10/04/2013 12:37:43
A ella le gustaba decir que había nacido de pie. Y bien podría afirmarse que murió, al menos metafóricamente, de pie o con las botas puestas, porque si algo caracterizó a Sara Montiel es que no se jubiló del estrellato ni colgó jamás el marabú.
Su vedetismo genético la llevó a no querer apearse de su personaje. Sara, Sarita o Saritísima se impuso a María Antonia Abad de una forma tan rotunda que era difícil saber (incluso para ella, o tal vez sobre todo para ella) dónde terminaba la diva y dónde empezaba la humilde manchega, hija de una peluquera y un agricultor.
Sara en lo suyo fue única. Por eso ha sido tan imitada. Pero detrás de esa máscara de diva divina había una mujer como todas; con miedo a la soledad y necesidad de amar, aunque su tremendo ego la llevara muchas veces simplemente a dejarse querer. Realidad y fantasía se mezclaron a menudo en el corazón de María Antonia, a quien la insaciable Saritísima condenaba a amarse más a sí misma que a su prójimo.
En su madurez, a Sara Montiel le gustaba presumir de los poemas que un rendido León Felipe le había dedicado a su pie. «Pies bonitos me llamaba», contaba orgullosa. Y en la vejez, le dio por desenterrar un romance con Severo Ochoa para escándalo y escarnio de la familia del premio Nobel.
Ernest Hemingway (a quien ella llamaba con toda naturalidad «Ernesto») y Miguel Mihura fueron algunos de sus amores platónicos. Pero los oficiales son otros. Entre ellos, el director de cine Anthony Mann, veintidós años mayor que ella, o el productor José Vicente Ramírez Olalla.
Cuatro veces se casó y solo una acertó de verdad. Aunque a veces lo olvidara, el verdadero amor de su vida fue el empresario mallorquín Pepe Tous, del que enviudó tras 22 años de convivencia. La gran frustración de Sara fue la maternidad biológica (sufrió más de diez abortos), pero lo compensó con la adopción de Thais y Zeus, una hija muy estudiosa y sensata y un hijo algo más disperso y con aspiraciones artísticas pero que, salvo algún breve distanciamiento, han permanecido siempre al lado de su madre.

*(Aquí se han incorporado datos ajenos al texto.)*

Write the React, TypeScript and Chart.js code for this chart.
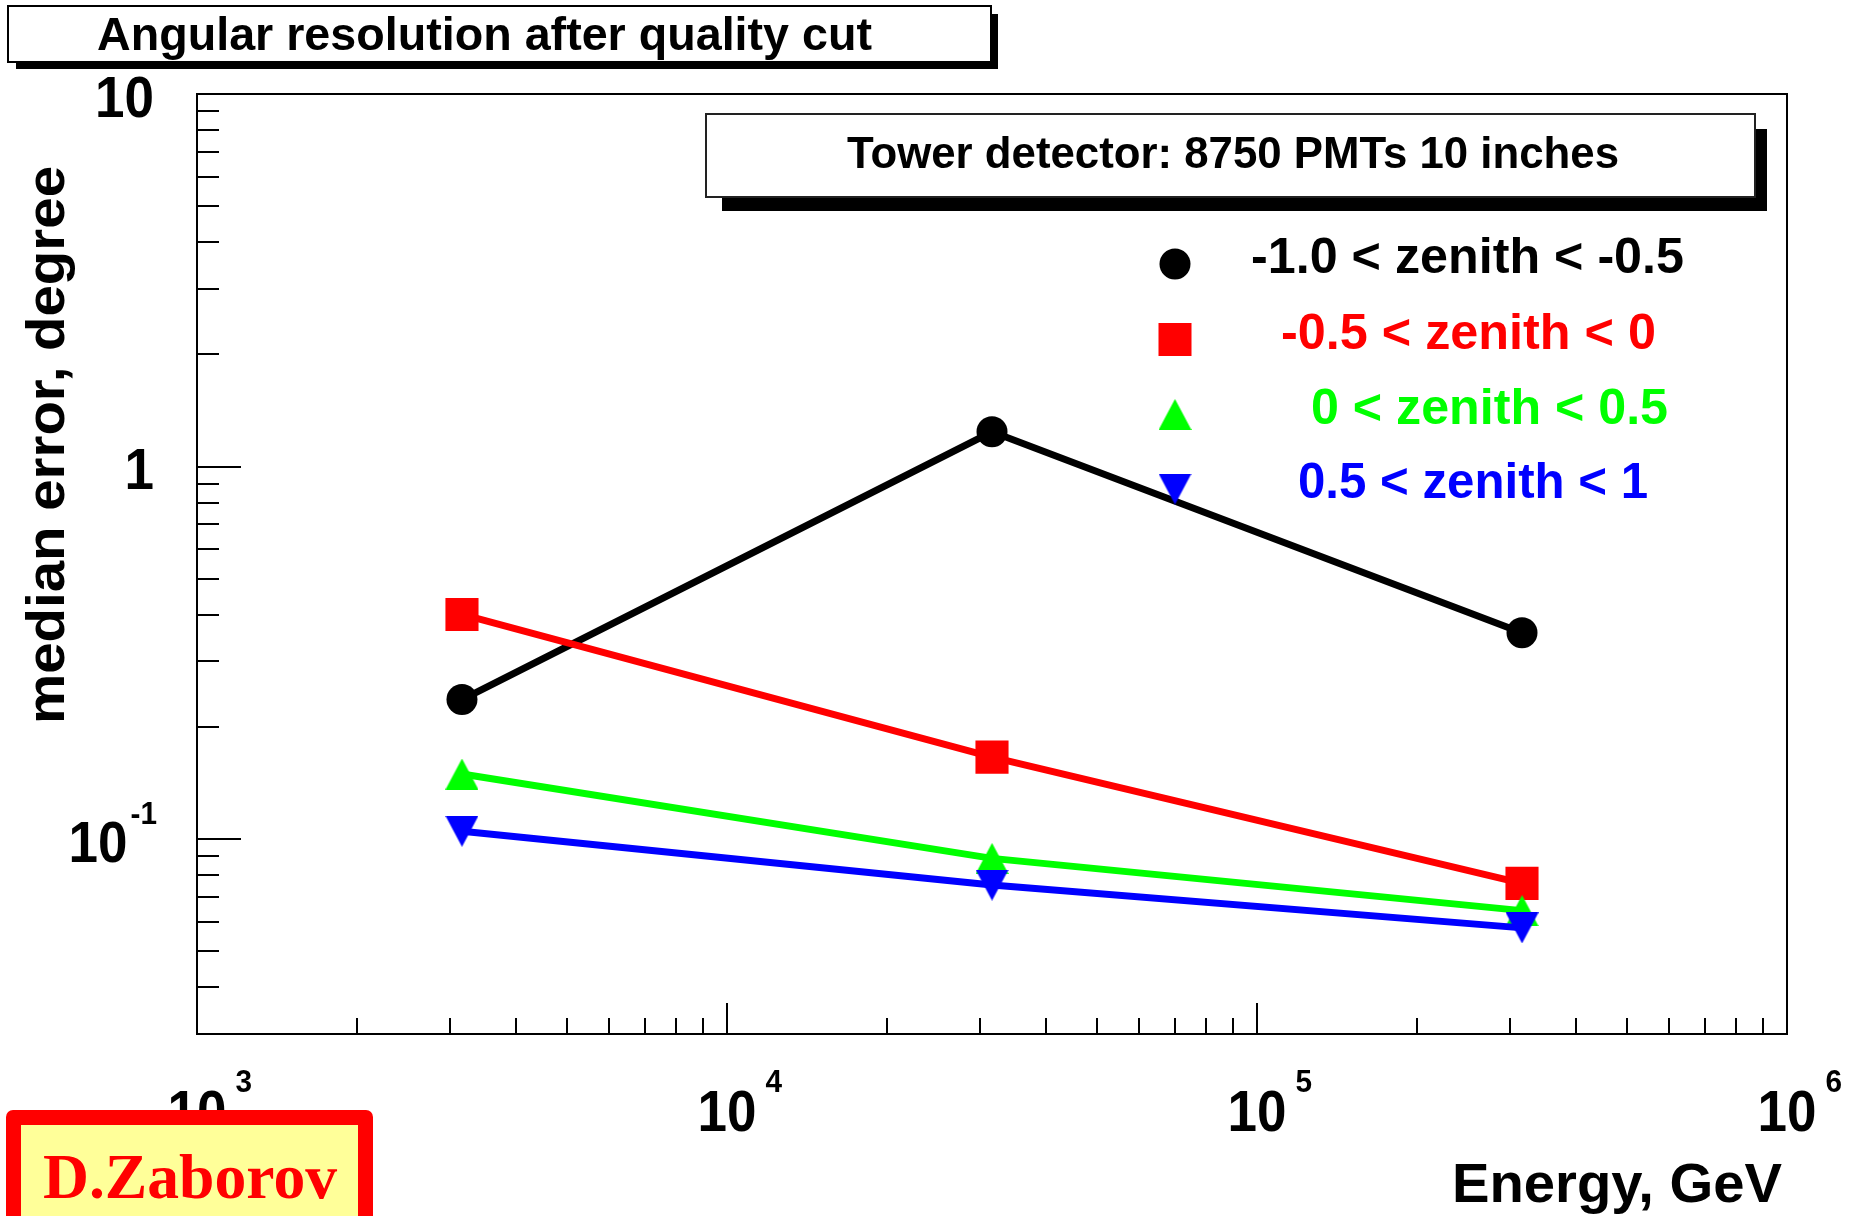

Sin embargo, las grandes divas, al igual que la historia, están condenadas a repetirse como parodia si viven lo suficiente. Y Sara vivió bastantes años como para convertirse a sus 74 en una imitación paródica de sí misma. Fue cuando cegada por su propio divismo se casó con el indefinible Tony Hernández, un cubano mitómano de solo 39.
Durante casi un año, más Saritísima que nunca, la actriz defendió en revistas y platós lo indefendible. Hasta que el combustible de las exclusivas se extinguió y aquello terminó como el rosario de la aurora. Apareció entonces en escena Giancarlo Viola, un pícaro y dicharachero italiano, un personaje a la medida de la opereta sentimental de Sara, dispuesto a ofrecer a la actriz un amor vibrante pero intermitente.
En ese ni contigo ni sin ti vivieron unos años, hasta que Sara se sacó de la manga un arquitecto y últimamente un director de orquesta. Si no amó a todos esos hombres, al menos interpretó muy bien el papel. Al fin y al cabo, fue ella, Sara, Sarita, Saritísima la que en una ocasión, después de cantar o más bien frasear el «Fumando espero» declaró flemática: «Yo no tengo voz. Pero la imito muy bien».